Shoe drive totals 322 pairs
TOMS Shoes founder Blake Mycoskie urges sustainability as undergrads become tomorrow’s leaders.

While on the TCU campus, TOMS Shoes founder Blake Mycoskie urged students to live generously as they pursue their own success.
Shoe drive totals 322 pairs
TOMS Shoes founder Blake Mycoskie urges sustainability as undergrads become tomorrow’s leaders.
With Blake Mycoskie, the founder of TOMS Shoes, on campus to encourage their generosity, TCU students sold or bought 322 pairs of footwear in a shoe drive that concluded Leadership Week in January.
Students used a coupon code provided by TOMS to buy the shoes for themselves or solicit purchases on campus. For every pair sold, the company gives another set of shoes to children in developing countries.
Mycoskie, a native of Arlington, gave the keynote address at the Leadership Institute Dinner, sharing how he started the company in 2006 under a charitable business model and how it yielded 10,000 shoe donations the first six months.
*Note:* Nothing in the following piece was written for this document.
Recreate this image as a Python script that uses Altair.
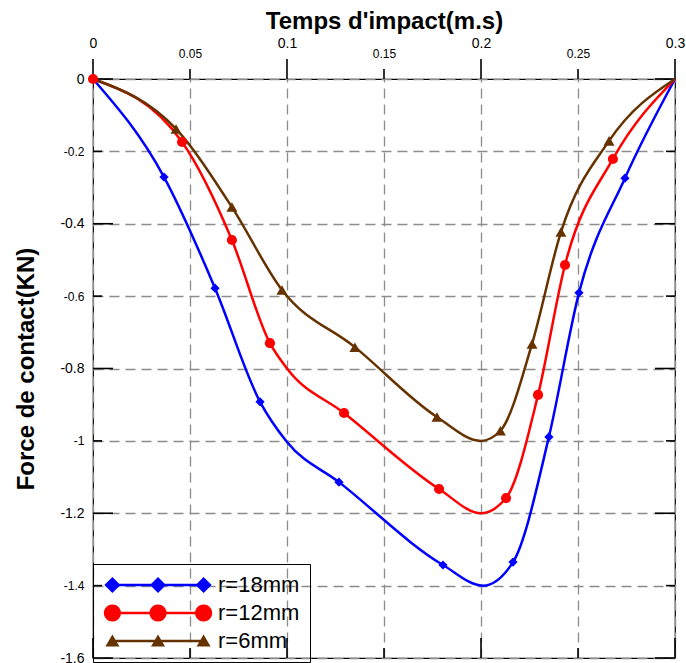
import math
import altair as alt
import pandas as pd

# ---------------- data ----------------
series = ["r=18mm", "r=12mm", "r=6mm"]
colors = ["#0000ff", "#ff0000", "#663300"]

x18 = [0, 0.0366, 0.0629, 0.0861, 0.1, 0.1268, 0.1804, 0.201, 0.2165, 0.235, 0.2505, 0.2742, 0.3]
y18 = [0, -0.271, -0.578, -0.892, -1.003, -1.114, -1.343, -1.40, -1.335, -0.989, -0.591, -0.274, 0]
m18 = [0, 1, 1, 1, 0, 1, 1, 0, 1, 1, 1, 1, 0]

x12 = [0, 0.0459, 0.0716, 0.0912, 0.1, 0.1294, 0.1784, 0.2, 0.2129, 0.2294, 0.2433, 0.268, 0.3]
y12 = [0, -0.174, -0.445, -0.730, -0.800, -0.923, -1.133, -1.20, -1.158, -0.873, -0.514, -0.221, 0]
m12 = [1, 1, 1, 1, 0, 1, 1, 0, 1, 1, 1, 1, 0]

x6 = [0, 0.0428, 0.0716, 0.0974, 0.135, 0.1773, 0.2, 0.210, 0.2263, 0.2412, 0.266, 0.3]
y6 = [0, -0.138, -0.354, -0.583, -0.741, -0.934, -1.00, -0.972, -0.732, -0.423, -0.171, 0]
m6 = [0, 1, 1, 1, 1, 1, 0, 1, 1, 1, 1, 0]

xticks_major = [0, 0.1, 0.2, 0.3]
xticks_minor = [0.05, 0.15, 0.25]
yticks_major = [0, -0.4, -0.8, -1.2, -1.6]
yticks_minor = [-0.2, -0.6, -1, -1.4]
xticks_all = [0, 0.05, 0.1, 0.15, 0.2, 0.25, 0.3]
yticks_all = [0, -0.2, -0.4, -0.6, -0.8, -1, -1.2, -1.4, -1.6]

rows = []
for name, xs, ys, ms in [(series[0], x18, y18, m18), (series[1], x12, y12, m12), (series[2], x6, y6, m6)]:
    for a, b, c in zip(xs, ys, ms):
        rows.append({"series": name, "x": a, "y": b, "m": c})
df = pd.DataFrame(rows)

# ---------------- styling ----------------
W, H = 582, 579
FONT = "Liberation Sans"
LABEL = "datum.value + ''"

SP = 11.4
def line_part():
    t = 0.3
    return f"M{-SP},{-t}L{SP},{-t}L{SP},{t}L{-SP},{t}Z"
def diamond(cx, r=2.0):
    return f"M{cx},{-r}L{cx + r},0L{cx},{r}L{cx - r},0Z"
def circle(cx, r=2.15, n=24):
    pts = [(cx + r * math.cos(2 * math.pi * k / n), r * math.sin(2 * math.pi * k / n)) for k in range(n)]
    return "M" + "L".join(f"{px:.3f},{py:.3f}" for px, py in pts) + "Z"
def tri(cx, w=1.75, top=-1.6, bot=1.4):
    return f"M{cx},{top}L{cx + w},{bot}L{cx - w},{bot}Z"
leg_paths = [
    line_part() + "".join(diamond(c) for c in (-SP, 0, SP)),
    line_part() + "".join(circle(c) for c in (-SP, 0, SP)),
    line_part() + "".join(tri(c) for c in (-SP, 0, SP)),
]

xscale = alt.Scale(domain=[0, 0.3], nice=False, zero=False)
yscale = alt.Scale(domain=[-1.6, 0], nice=False, zero=False)
cscale = alt.Scale(domain=series, range=colors)

lab_kw = dict(labelExpr=LABEL, labelFont=FONT, labelColor="black", labelFlush=False, labelOverlap=False,
              domain=False, grid=False, ticks=False)
title_kw = dict(titleFont=FONT, titleFontSize=24, titleFontWeight="bold", titleColor="black",
                titleBaseline="alphabetic")

top_major = alt.Axis(orient="top", values=xticks_major, labelFontSize=14, labelPadding=29,
                     title="Temps d'impact(m.s)", titleY=-51, **title_kw, **lab_kw)
top_minor = alt.Axis(orient="top", values=xticks_minor, labelFontSize=12, labelPadding=19,
                     title=None, **lab_kw)
left_major = alt.Axis(orient="left", values=yticks_major, labelFontSize=14, labelPadding=9,
                      title="Force de contact(KN)", titleX=-60, **title_kw, **lab_kw)
left_minor = alt.Axis(orient="left", values=yticks_minor, labelFontSize=12, labelPadding=9,
                      title=None, **lab_kw)
grid_x = alt.Axis(orient="top", values=xticks_all, labels=False, ticks=False, domain=False, title=None,
                  grid=True, gridDash=[10, 6], gridColor="#8c8c8c", gridWidth=1.3)
grid_y = alt.Axis(orient="left", values=yticks_all, labels=False, ticks=False, domain=False, title=None,
                  grid=True, gridDash=[10, 6], gridColor="#8c8c8c", gridWidth=1.3)

legend = alt.Legend(
    orient="none", legendX=0, legendY=485, title=None, strokeColor="black",
    padding=10, symbolSize=64, symbolStrokeWidth=0, symbolOffset=44, labelOffset=49,
    labelFontSize=22, labelFont=FONT, labelColor="black", rowPadding=6)

grid_layer = alt.Chart(df).transform_filter("false").mark_point().encode(
    x=alt.X("x:Q", scale=xscale, axis=grid_x),
    y=alt.Y("y:Q", scale=yscale, axis=grid_y),
)

lines = alt.Chart(df).mark_line(interpolate="monotone", strokeWidth=2.5).encode(
    x=alt.X("x:Q", scale=xscale, axis=top_major),
    y=alt.Y("y:Q", scale=yscale, axis=left_major),
    color=alt.Color("series:N", scale=cscale, legend=None),
)

markers = alt.Chart(df).transform_filter("datum.m == 1").mark_point(filled=True, opacity=1).encode(
    x=alt.X("x:Q", scale=xscale, axis=top_minor),
    y=alt.Y("y:Q", scale=yscale, axis=left_minor),
    color=alt.Color("series:N", scale=cscale, legend=None),
    shape=alt.Shape("series:N", scale=alt.Scale(domain=series, range=["diamond", "circle", "triangle-up"]), legend=None),
    size=alt.Size("series:N", scale=alt.Scale(domain=series, range=[85, 121, 81]), legend=None),
)

leg = alt.Chart(df).transform_filter("false").mark_point(filled=True, opacity=1, size=64).encode(
    x=alt.X("x:Q", scale=xscale, axis=None),
    y=alt.Y("y:Q", scale=yscale, axis=None),
    color=alt.Color("series:N", scale=cscale, legend=legend),
    shape=alt.Shape("series:N", scale=alt.Scale(domain=series, range=leg_paths), legend=legend),
)

# tick marks (outward on top, inward on bottom/left/right), positioned by the scales
def xticks_layer(values, y0, y1):
    return alt.Chart(pd.DataFrame({"v": values})).mark_rule(color="black", strokeWidth=1.6, opacity=1).encode(
        x=alt.X("v:Q", scale=xscale, axis=None), y=alt.value(y0), y2=alt.value(y1))
def yticks_layer(values, x0, x1):
    return alt.Chart(pd.DataFrame({"v": values})).mark_rule(color="black", strokeWidth=1.6, opacity=1).encode(
        y=alt.Y("v:Q", scale=yscale, axis=None), x=alt.value(x0), x2=alt.value(x1))

tick_layers = [
    xticks_layer(xticks_major, -20, 0),
    xticks_layer(xticks_minor, -10, 0),
    xticks_layer(xticks_major, H - 20, H),
    xticks_layer(xticks_minor, H - 10, H),
    yticks_layer(yticks_major, 0, 20),
    yticks_layer(yticks_minor, 0, 9),
    yticks_layer(yticks_major, W - 20, W),
    yticks_layer(yticks_minor, W - 9, W),
]

chart = alt.layer(grid_layer, *tick_layers, lines, markers, leg).resolve_scale(
    color="independent", shape="independent"
).resolve_axis(x="independent", y="independent").properties(
    width=W, height=H,
    padding={"left": 93, "top": 79, "right": 11, "bottom": 5},
    autosize=alt.AutoSizeParams(type="none"),
    background="white",
).configure_view(stroke="black", strokeWidth=1.2)

chart.save("out.html", embed_options={"renderer": "svg", "actions": False})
“When I had the idea for TOMS, it was a ‘what if.’ It was a project. It wasn’t even a company,” he said.
The impact of his endeavor didn’t become real as he was making the model work but when he took the initial supply to Argentina.
“My life really did change when I was on my hands and knees and my parents were on their hands and knees, and we placed the shoes on these kids’ feet and saw how excited they were.”
Mycoskie emphasized the importance of sustainability in business and encouraged students to become leaders in their own endeavors.